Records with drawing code
— START —
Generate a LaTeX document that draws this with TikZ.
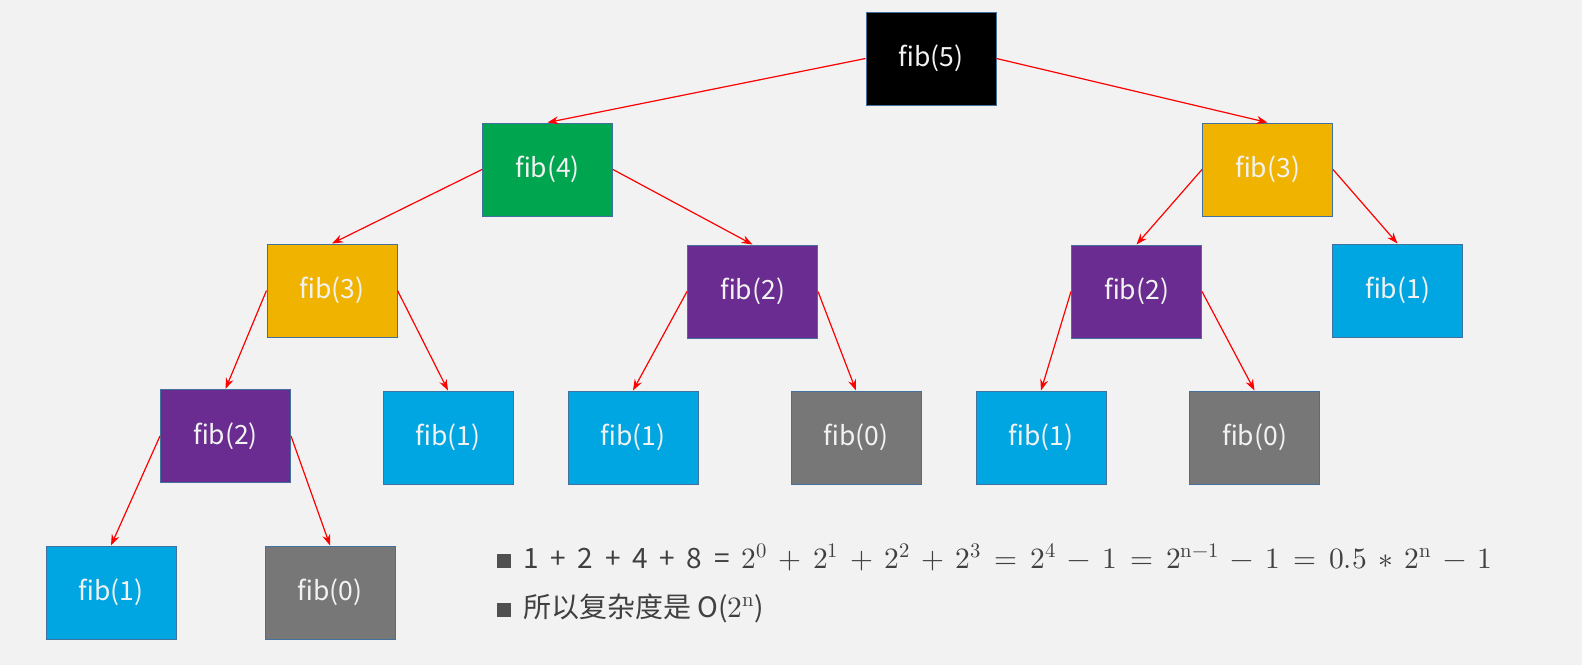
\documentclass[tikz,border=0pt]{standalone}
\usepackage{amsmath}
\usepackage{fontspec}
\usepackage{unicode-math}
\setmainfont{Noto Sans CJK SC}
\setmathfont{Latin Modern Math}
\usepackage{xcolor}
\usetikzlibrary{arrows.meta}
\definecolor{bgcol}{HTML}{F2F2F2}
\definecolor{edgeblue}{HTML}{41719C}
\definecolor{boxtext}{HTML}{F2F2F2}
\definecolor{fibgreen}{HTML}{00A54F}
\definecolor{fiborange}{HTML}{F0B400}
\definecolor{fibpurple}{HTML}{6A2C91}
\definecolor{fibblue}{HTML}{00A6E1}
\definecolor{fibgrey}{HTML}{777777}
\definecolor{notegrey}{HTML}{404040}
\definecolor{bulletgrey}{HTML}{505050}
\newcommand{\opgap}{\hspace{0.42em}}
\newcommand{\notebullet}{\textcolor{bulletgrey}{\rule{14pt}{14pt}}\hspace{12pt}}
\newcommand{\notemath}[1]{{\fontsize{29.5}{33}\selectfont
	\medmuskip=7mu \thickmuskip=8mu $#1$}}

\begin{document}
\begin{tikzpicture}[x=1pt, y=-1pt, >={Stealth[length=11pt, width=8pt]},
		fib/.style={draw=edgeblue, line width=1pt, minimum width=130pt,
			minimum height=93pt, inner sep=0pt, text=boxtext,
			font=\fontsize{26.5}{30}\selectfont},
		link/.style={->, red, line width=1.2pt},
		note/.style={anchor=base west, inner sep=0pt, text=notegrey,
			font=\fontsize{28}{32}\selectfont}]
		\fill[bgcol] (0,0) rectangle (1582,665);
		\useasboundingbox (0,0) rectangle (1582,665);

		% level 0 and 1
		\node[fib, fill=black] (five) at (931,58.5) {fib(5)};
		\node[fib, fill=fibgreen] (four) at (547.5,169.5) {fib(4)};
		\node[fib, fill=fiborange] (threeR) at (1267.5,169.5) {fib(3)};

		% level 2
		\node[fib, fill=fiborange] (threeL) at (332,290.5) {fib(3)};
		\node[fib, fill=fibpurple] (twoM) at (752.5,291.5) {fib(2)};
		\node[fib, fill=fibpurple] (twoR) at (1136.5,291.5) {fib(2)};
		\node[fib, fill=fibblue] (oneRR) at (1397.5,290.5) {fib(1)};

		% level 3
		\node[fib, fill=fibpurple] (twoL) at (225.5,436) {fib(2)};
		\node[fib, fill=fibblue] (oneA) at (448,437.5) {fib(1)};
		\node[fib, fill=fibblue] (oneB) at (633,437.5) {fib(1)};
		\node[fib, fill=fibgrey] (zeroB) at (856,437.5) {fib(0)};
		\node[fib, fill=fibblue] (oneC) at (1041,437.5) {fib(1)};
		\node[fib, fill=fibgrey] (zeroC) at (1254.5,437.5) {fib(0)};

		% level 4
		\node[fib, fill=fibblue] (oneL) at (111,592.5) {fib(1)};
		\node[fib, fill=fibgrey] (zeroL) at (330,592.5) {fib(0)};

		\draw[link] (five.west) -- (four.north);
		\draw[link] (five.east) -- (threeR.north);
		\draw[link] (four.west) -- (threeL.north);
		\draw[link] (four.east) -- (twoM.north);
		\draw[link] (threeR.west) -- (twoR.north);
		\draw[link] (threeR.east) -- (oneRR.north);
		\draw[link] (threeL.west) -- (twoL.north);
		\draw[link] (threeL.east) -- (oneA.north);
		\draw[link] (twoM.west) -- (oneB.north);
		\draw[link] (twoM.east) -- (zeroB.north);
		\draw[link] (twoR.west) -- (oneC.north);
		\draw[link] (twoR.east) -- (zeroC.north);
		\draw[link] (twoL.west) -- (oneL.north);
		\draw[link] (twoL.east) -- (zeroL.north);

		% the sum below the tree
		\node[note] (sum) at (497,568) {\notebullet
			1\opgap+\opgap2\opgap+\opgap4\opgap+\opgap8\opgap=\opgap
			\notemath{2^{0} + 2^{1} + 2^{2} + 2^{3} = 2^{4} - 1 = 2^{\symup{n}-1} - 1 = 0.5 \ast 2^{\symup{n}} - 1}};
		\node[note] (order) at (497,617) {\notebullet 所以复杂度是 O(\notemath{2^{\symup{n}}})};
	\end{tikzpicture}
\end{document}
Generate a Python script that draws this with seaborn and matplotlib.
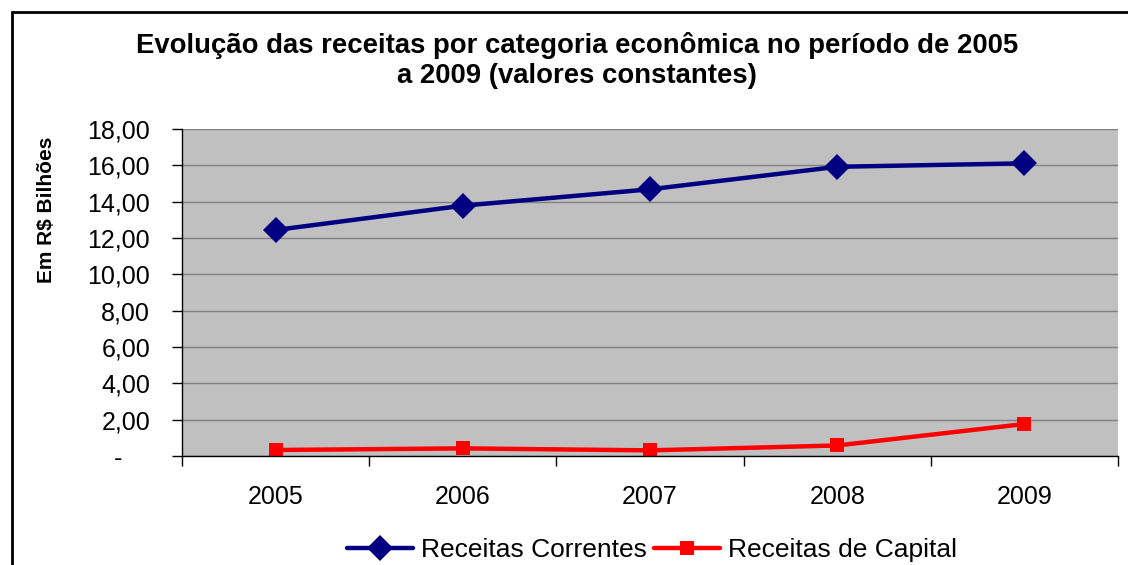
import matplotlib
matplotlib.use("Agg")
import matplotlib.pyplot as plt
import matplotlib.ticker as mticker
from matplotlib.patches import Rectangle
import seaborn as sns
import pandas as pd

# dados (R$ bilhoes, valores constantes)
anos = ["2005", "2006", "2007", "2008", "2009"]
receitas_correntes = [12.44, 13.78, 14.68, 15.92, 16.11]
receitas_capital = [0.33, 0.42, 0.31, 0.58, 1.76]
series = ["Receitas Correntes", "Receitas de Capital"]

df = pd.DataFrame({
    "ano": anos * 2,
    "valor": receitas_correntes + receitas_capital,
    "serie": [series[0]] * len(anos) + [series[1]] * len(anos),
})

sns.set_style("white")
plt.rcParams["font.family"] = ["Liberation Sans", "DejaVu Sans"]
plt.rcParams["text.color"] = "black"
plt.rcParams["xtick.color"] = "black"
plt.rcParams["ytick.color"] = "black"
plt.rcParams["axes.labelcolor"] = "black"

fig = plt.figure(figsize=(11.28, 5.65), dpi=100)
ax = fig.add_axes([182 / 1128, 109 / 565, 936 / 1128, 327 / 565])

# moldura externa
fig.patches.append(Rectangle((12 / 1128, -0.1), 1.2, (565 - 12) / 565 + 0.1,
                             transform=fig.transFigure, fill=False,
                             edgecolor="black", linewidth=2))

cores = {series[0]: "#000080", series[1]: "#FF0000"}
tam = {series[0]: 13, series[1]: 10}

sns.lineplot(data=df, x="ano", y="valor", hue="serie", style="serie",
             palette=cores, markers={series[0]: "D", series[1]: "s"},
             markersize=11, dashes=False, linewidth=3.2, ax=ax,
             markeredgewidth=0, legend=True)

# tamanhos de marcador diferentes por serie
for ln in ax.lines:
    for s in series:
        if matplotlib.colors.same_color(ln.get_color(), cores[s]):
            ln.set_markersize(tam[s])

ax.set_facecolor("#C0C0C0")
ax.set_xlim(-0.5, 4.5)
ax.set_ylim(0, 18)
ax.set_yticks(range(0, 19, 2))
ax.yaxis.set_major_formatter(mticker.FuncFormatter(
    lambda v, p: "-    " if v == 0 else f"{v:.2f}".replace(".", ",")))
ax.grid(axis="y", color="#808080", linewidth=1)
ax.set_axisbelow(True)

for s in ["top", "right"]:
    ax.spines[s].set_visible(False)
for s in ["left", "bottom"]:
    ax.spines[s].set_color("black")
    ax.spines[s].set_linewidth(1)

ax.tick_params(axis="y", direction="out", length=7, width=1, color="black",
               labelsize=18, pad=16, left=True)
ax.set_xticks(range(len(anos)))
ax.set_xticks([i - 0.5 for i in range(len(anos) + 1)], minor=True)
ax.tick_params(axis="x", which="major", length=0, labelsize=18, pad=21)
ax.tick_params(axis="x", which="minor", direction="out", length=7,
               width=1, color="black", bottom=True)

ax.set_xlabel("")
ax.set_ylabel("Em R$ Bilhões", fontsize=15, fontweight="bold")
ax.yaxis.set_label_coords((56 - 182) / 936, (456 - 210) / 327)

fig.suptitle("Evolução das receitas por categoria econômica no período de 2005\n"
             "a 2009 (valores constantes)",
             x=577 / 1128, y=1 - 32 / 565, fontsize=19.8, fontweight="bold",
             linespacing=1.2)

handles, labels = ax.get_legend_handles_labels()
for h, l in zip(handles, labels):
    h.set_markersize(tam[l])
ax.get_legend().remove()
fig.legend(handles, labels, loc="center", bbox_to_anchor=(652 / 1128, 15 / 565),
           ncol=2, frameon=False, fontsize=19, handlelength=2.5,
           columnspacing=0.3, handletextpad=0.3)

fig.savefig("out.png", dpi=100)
— END —
__DIRECTION__. Using the entries above, reproduce word for word only the lines from the one that contains "Generate a Python" to the one that contains "import pandas as pd", both ends included, and drop every picture.

__SOLUTION__.
Generate a Python script that draws this with seaborn and matplotlib.
import matplotlib
matplotlib.use("Agg")
import matplotlib.pyplot as plt
import matplotlib.ticker as mticker
from matplotlib.patches import Rectangle
import seaborn as sns
import pandas as pd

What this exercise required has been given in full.